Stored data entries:
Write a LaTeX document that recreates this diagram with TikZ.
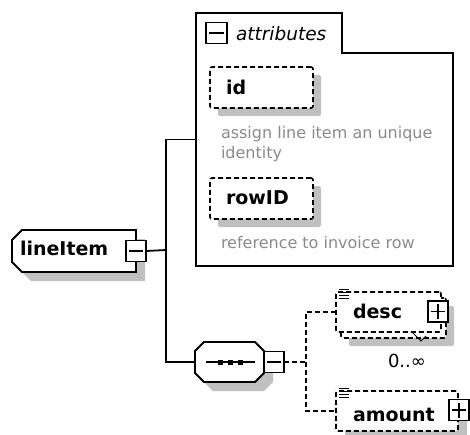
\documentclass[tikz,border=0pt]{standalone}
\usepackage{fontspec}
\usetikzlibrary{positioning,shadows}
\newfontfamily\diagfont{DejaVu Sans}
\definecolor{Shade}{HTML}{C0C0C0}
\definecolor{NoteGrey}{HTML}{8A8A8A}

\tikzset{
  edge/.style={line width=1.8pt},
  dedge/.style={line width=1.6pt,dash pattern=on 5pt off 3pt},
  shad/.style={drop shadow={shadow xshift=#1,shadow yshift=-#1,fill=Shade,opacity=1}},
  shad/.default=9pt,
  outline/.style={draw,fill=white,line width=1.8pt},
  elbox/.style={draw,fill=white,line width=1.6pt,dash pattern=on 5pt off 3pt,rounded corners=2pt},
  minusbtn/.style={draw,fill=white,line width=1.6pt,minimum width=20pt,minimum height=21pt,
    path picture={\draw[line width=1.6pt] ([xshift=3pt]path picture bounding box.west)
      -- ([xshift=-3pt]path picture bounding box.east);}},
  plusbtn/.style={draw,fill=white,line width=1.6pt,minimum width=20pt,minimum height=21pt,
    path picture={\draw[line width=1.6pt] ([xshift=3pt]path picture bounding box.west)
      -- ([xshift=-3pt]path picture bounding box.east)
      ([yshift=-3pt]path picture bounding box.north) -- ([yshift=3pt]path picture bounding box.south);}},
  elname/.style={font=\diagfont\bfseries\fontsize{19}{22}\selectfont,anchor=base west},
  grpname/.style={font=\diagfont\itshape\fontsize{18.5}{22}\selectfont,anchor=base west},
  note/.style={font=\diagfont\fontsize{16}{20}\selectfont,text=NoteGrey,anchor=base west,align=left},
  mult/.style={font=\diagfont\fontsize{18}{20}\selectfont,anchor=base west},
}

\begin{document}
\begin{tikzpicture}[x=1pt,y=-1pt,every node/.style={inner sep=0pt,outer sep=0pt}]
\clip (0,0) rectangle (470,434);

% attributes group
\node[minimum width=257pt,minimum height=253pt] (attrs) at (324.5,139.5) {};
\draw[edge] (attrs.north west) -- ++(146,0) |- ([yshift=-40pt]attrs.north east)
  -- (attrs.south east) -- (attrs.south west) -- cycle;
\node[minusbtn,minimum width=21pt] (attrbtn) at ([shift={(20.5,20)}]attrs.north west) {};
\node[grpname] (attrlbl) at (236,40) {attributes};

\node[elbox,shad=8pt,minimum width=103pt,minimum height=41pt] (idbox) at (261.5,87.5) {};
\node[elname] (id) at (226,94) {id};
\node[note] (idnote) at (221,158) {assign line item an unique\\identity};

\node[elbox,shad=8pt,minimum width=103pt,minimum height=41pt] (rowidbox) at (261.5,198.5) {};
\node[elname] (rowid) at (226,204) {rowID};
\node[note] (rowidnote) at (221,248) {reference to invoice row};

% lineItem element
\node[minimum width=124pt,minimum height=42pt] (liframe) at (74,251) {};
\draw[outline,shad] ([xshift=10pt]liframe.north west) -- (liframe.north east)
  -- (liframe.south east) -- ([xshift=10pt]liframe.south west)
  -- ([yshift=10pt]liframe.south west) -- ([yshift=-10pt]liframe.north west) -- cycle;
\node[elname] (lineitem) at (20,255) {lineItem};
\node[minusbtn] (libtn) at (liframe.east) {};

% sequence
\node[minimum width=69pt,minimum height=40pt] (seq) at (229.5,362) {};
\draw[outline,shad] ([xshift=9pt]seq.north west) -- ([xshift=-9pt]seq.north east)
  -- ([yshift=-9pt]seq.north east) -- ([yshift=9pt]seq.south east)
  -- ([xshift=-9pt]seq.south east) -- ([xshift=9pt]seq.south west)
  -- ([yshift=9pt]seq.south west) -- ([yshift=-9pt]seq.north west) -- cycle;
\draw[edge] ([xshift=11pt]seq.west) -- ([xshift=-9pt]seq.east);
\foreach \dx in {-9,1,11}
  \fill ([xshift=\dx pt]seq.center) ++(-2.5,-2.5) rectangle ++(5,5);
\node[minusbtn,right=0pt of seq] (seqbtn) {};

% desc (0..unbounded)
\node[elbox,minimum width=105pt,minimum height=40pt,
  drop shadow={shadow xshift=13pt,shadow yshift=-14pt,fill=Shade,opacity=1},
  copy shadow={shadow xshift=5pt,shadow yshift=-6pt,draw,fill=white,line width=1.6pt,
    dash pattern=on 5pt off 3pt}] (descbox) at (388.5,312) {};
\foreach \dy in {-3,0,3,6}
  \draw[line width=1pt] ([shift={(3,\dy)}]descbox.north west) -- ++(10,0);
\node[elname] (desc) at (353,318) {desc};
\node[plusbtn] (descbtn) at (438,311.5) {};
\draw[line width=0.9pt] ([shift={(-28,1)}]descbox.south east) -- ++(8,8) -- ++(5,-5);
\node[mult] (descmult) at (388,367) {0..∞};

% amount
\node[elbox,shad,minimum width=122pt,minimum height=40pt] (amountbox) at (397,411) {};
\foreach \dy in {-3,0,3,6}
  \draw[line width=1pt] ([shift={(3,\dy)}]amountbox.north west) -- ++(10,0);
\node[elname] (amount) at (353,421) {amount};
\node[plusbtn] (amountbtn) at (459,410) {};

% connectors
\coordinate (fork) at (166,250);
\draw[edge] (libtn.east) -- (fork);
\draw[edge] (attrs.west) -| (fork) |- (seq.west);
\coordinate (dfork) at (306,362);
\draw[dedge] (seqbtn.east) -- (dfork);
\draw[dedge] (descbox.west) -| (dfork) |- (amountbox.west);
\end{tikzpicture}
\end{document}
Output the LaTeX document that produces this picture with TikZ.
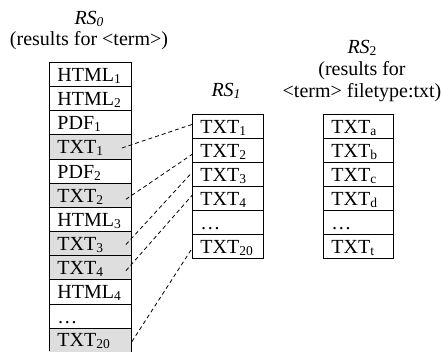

Work to complete: Your copy should repeat each entry above exactly but contain no pictures.

Task output:
Write a LaTeX document that recreates this diagram with TikZ.
\documentclass[tikz,border=0pt]{standalone}
\usepackage{fontspec}
\usetikzlibrary{positioning,shadows}
\newfontfamily\diagfont{DejaVu Sans}
\definecolor{Shade}{HTML}{C0C0C0}
\definecolor{NoteGrey}{HTML}{8A8A8A}

\tikzset{
  edge/.style={line width=1.8pt},
  dedge/.style={line width=1.6pt,dash pattern=on 5pt off 3pt},
  shad/.style={drop shadow={shadow xshift=#1,shadow yshift=-#1,fill=Shade,opacity=1}},
  shad/.default=9pt,
  outline/.style={draw,fill=white,line width=1.8pt},
  elbox/.style={draw,fill=white,line width=1.6pt,dash pattern=on 5pt off 3pt,rounded corners=2pt},
  minusbtn/.style={draw,fill=white,line width=1.6pt,minimum width=20pt,minimum height=21pt,
    path picture={\draw[line width=1.6pt] ([xshift=3pt]path picture bounding box.west)
      -- ([xshift=-3pt]path picture bounding box.east);}},
  plusbtn/.style={draw,fill=white,line width=1.6pt,minimum width=20pt,minimum height=21pt,
    path picture={\draw[line width=1.6pt] ([xshift=3pt]path picture bounding box.west)
      -- ([xshift=-3pt]path picture bounding box.east)
      ([yshift=-3pt]path picture bounding box.north) -- ([yshift=3pt]path picture bounding box.south);}},
  elname/.style={font=\diagfont\bfseries\fontsize{19}{22}\selectfont,anchor=base west},
  grpname/.style={font=\diagfont\itshape\fontsize{18.5}{22}\selectfont,anchor=base west},
  note/.style={font=\diagfont\fontsize{16}{20}\selectfont,text=NoteGrey,anchor=base west,align=left},
  mult/.style={font=\diagfont\fontsize{18}{20}\selectfont,anchor=base west},
}

\begin{document}
\begin{tikzpicture}[x=1pt,y=-1pt,every node/.style={inner sep=0pt,outer sep=0pt}]
\clip (0,0) rectangle (470,434);

% attributes group
\node[minimum width=257pt,minimum height=253pt] (attrs) at (324.5,139.5) {};
\draw[edge] (attrs.north west) -- ++(146,0) |- ([yshift=-40pt]attrs.north east)
  -- (attrs.south east) -- (attrs.south west) -- cycle;
\node[minusbtn,minimum width=21pt] (attrbtn) at ([shift={(20.5,20)}]attrs.north west) {};
\node[grpname] (attrlbl) at (236,40) {attributes};

\node[elbox,shad=8pt,minimum width=103pt,minimum height=41pt] (idbox) at (261.5,87.5) {};
\node[elname] (id) at (226,94) {id};
\node[note] (idnote) at (221,158) {assign line item an unique\\identity};

\node[elbox,shad=8pt,minimum width=103pt,minimum height=41pt] (rowidbox) at (261.5,198.5) {};
\node[elname] (rowid) at (226,204) {rowID};
\node[note] (rowidnote) at (221,248) {reference to invoice row};

% lineItem element
\node[minimum width=124pt,minimum height=42pt] (liframe) at (74,251) {};
\draw[outline,shad] ([xshift=10pt]liframe.north west) -- (liframe.north east)
  -- (liframe.south east) -- ([xshift=10pt]liframe.south west)
  -- ([yshift=10pt]liframe.south west) -- ([yshift=-10pt]liframe.north west) -- cycle;
\node[elname] (lineitem) at (20,255) {lineItem};
\node[minusbtn] (libtn) at (liframe.east) {};

% sequence
\node[minimum width=69pt,minimum height=40pt] (seq) at (229.5,362) {};
\draw[outline,shad] ([xshift=9pt]seq.north west) -- ([xshift=-9pt]seq.north east)
  -- ([yshift=-9pt]seq.north east) -- ([yshift=9pt]seq.south east)
  -- ([xshift=-9pt]seq.south east) -- ([xshift=9pt]seq.south west)
  -- ([yshift=9pt]seq.south west) -- ([yshift=-9pt]seq.north west) -- cycle;
\draw[edge] ([xshift=11pt]seq.west) -- ([xshift=-9pt]seq.east);
\foreach \dx in {-9,1,11}
  \fill ([xshift=\dx pt]seq.center) ++(-2.5,-2.5) rectangle ++(5,5);
\node[minusbtn,right=0pt of seq] (seqbtn) {};

% desc (0..unbounded)
\node[elbox,minimum width=105pt,minimum height=40pt,
  drop shadow={shadow xshift=13pt,shadow yshift=-14pt,fill=Shade,opacity=1},
  copy shadow={shadow xshift=5pt,shadow yshift=-6pt,draw,fill=white,line width=1.6pt,
    dash pattern=on 5pt off 3pt}] (descbox) at (388.5,312) {};
\foreach \dy in {-3,0,3,6}
  \draw[line width=1pt] ([shift={(3,\dy)}]descbox.north west) -- ++(10,0);
\node[elname] (desc) at (353,318) {desc};
\node[plusbtn] (descbtn) at (438,311.5) {};
\draw[line width=0.9pt] ([shift={(-28,1)}]descbox.south east) -- ++(8,8) -- ++(5,-5);
\node[mult] (descmult) at (388,367) {0..∞};

% amount
\node[elbox,shad,minimum width=122pt,minimum height=40pt] (amountbox) at (397,411) {};
\foreach \dy in {-3,0,3,6}
  \draw[line width=1pt] ([shift={(3,\dy)}]amountbox.north west) -- ++(10,0);
\node[elname] (amount) at (353,421) {amount};
\node[plusbtn] (amountbtn) at (459,410) {};

% connectors
\coordinate (fork) at (166,250);
\draw[edge] (libtn.east) -- (fork);
\draw[edge] (attrs.west) -| (fork) |- (seq.west);
\coordinate (dfork) at (306,362);
\draw[dedge] (seqbtn.east) -- (dfork);
\draw[dedge] (descbox.west) -| (dfork) |- (amountbox.west);
\end{tikzpicture}
\end{document}
Output the LaTeX document that produces this picture with TikZ.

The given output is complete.